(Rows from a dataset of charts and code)
╭──
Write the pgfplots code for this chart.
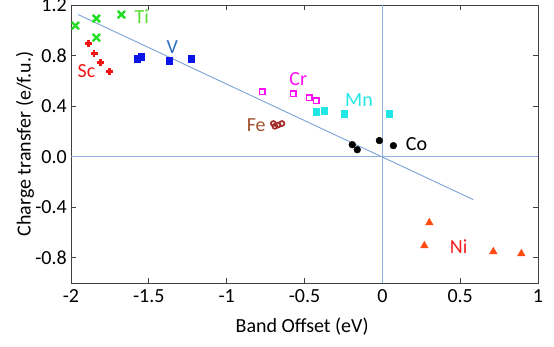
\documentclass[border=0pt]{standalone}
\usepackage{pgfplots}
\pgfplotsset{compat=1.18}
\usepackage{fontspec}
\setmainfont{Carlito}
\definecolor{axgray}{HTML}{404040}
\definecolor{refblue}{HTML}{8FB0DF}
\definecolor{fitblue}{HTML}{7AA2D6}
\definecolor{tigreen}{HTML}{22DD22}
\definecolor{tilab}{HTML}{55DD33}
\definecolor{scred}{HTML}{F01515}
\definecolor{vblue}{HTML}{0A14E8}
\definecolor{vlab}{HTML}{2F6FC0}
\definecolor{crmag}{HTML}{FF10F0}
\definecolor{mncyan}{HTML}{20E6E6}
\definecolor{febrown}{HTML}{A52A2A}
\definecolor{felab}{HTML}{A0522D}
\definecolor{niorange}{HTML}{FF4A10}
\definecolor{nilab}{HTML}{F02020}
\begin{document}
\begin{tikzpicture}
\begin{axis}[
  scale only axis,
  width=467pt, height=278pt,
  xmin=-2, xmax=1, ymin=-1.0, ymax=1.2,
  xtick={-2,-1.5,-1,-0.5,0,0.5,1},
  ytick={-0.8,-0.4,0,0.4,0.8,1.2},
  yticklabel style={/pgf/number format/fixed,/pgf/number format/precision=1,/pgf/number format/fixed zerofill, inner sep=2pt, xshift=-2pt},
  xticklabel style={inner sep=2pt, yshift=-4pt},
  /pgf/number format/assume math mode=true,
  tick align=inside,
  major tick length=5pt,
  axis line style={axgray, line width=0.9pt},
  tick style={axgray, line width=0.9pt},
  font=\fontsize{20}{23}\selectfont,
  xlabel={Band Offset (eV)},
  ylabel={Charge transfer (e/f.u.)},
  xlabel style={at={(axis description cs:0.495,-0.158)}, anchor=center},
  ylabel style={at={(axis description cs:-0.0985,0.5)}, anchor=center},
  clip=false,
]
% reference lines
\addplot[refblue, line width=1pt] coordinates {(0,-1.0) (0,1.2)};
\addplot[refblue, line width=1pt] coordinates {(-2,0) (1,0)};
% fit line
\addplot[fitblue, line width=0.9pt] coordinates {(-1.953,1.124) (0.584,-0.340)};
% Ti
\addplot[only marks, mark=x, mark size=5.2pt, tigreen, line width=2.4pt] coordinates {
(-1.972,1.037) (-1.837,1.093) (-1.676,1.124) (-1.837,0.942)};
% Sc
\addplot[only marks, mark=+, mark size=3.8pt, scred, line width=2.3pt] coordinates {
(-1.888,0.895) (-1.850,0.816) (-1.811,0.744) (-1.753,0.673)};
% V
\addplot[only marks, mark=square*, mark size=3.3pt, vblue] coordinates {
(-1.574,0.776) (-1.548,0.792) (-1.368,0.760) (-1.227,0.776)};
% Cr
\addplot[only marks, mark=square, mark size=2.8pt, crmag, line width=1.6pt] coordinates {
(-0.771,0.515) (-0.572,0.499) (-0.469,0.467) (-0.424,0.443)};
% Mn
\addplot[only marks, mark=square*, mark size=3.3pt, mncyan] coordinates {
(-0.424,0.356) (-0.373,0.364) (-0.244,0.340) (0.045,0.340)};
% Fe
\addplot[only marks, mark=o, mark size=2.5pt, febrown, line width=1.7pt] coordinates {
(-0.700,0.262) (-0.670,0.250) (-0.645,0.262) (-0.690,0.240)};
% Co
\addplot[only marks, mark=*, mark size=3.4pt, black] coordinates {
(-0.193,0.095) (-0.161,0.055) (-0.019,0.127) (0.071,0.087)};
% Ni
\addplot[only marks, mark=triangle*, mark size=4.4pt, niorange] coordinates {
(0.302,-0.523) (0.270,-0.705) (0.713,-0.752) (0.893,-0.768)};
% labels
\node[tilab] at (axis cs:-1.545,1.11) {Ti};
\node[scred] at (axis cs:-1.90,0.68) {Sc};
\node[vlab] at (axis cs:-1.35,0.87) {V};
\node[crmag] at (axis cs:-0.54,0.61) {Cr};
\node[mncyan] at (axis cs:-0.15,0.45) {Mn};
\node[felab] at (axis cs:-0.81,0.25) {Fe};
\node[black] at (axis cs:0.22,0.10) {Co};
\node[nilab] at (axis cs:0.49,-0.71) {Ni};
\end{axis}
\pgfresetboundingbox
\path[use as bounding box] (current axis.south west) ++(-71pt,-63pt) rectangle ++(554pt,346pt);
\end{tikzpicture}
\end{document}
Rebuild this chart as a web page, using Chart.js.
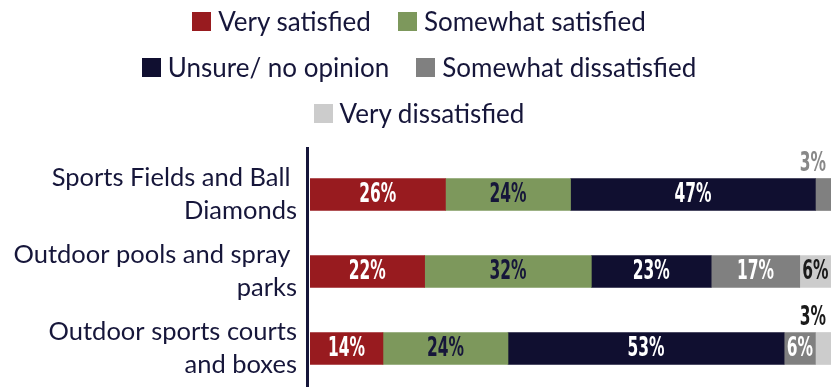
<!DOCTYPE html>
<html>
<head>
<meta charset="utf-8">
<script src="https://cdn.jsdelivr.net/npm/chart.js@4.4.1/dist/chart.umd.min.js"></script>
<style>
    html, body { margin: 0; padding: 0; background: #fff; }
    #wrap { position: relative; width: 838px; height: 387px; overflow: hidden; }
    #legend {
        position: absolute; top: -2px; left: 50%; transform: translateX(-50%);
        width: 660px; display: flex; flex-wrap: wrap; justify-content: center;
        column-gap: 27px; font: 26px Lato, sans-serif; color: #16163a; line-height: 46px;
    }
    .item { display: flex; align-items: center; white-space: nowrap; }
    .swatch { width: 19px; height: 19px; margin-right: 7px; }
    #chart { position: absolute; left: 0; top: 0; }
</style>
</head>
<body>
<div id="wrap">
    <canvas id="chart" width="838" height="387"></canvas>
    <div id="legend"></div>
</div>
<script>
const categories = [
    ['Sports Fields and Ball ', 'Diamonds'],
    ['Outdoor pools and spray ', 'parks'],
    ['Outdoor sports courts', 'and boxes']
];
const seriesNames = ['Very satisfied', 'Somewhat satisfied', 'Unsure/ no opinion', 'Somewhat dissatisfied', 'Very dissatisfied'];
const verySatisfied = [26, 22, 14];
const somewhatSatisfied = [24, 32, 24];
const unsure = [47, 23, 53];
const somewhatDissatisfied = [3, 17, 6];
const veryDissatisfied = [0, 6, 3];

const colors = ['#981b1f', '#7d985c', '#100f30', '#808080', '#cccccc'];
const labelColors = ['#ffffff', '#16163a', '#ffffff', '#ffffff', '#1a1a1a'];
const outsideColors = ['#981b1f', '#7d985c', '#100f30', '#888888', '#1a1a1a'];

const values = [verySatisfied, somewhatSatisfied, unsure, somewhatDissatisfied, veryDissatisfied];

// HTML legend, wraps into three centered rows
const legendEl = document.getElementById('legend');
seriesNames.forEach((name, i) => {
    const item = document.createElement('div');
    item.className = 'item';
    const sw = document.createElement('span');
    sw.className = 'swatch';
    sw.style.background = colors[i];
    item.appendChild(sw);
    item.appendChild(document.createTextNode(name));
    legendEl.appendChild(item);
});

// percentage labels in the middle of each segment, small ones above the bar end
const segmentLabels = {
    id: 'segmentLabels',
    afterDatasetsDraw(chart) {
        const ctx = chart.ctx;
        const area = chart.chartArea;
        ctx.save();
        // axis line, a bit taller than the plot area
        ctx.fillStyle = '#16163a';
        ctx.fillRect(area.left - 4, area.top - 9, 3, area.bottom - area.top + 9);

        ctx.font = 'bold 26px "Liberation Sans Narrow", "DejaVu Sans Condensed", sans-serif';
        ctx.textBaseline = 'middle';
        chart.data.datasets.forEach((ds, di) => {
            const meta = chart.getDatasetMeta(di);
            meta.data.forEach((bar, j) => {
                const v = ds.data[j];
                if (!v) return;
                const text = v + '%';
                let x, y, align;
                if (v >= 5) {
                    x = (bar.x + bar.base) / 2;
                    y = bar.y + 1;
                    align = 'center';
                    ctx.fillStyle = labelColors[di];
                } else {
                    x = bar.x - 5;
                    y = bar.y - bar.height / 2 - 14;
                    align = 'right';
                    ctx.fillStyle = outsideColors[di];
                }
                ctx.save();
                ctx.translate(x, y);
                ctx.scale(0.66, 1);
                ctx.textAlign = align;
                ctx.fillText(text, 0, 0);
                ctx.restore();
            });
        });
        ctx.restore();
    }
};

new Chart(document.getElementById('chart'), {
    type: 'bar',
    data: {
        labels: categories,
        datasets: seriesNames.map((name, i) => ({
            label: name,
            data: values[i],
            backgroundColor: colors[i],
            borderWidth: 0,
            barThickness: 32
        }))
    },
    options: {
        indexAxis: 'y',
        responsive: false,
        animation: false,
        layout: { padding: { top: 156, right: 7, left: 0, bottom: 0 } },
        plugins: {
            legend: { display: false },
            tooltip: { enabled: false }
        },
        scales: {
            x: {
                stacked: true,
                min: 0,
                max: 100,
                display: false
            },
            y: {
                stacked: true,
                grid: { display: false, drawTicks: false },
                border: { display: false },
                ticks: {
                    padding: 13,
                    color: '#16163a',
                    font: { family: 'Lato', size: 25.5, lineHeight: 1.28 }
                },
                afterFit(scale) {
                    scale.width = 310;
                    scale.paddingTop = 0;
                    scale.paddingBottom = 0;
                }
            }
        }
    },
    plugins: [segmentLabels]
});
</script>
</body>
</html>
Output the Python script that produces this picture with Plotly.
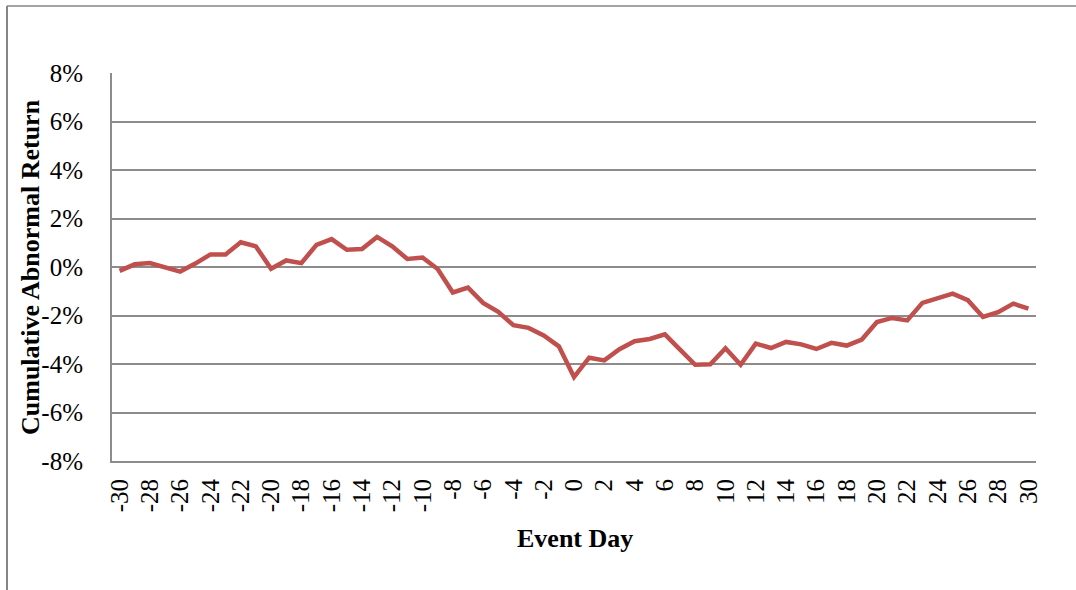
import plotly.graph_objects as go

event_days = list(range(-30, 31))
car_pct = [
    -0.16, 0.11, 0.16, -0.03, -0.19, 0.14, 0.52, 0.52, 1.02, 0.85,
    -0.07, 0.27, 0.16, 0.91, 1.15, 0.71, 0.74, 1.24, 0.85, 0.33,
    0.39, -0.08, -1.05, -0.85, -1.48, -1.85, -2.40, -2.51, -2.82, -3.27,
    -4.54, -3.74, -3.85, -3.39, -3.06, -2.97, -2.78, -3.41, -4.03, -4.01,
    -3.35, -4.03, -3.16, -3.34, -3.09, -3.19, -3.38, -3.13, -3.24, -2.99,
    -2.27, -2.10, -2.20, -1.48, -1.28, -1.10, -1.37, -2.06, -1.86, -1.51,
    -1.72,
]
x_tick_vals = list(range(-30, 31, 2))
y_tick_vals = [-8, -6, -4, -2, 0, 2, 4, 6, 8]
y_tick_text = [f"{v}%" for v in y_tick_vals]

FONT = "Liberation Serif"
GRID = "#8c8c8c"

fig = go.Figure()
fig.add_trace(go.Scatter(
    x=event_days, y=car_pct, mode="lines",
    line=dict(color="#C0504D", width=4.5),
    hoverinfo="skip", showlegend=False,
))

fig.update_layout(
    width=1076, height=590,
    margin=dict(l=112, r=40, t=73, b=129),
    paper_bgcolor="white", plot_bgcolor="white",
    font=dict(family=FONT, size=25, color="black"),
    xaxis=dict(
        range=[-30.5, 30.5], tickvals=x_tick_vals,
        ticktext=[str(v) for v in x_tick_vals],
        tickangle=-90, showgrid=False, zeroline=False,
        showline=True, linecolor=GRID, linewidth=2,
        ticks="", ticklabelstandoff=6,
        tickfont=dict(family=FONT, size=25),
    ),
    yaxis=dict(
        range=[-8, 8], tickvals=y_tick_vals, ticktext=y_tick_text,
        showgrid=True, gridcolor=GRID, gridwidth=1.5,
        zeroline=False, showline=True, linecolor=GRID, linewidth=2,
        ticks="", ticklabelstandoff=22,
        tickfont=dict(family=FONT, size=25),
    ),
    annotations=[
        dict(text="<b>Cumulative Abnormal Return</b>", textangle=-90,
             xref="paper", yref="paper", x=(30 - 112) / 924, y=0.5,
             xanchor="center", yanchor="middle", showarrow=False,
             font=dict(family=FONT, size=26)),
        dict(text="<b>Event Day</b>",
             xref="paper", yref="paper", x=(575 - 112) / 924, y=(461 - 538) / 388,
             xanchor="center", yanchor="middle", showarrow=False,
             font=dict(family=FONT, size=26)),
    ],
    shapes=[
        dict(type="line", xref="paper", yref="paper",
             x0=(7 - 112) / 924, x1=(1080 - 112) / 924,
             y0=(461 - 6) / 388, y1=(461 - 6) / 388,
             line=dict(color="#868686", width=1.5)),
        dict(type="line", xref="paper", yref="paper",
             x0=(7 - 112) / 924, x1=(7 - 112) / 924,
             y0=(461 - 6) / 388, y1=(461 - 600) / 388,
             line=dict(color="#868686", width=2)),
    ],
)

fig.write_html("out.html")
╰──
TASK PROMPT: Say how many lines in the entries contain the string "this", and leave out everything else.

THE RESULT: 3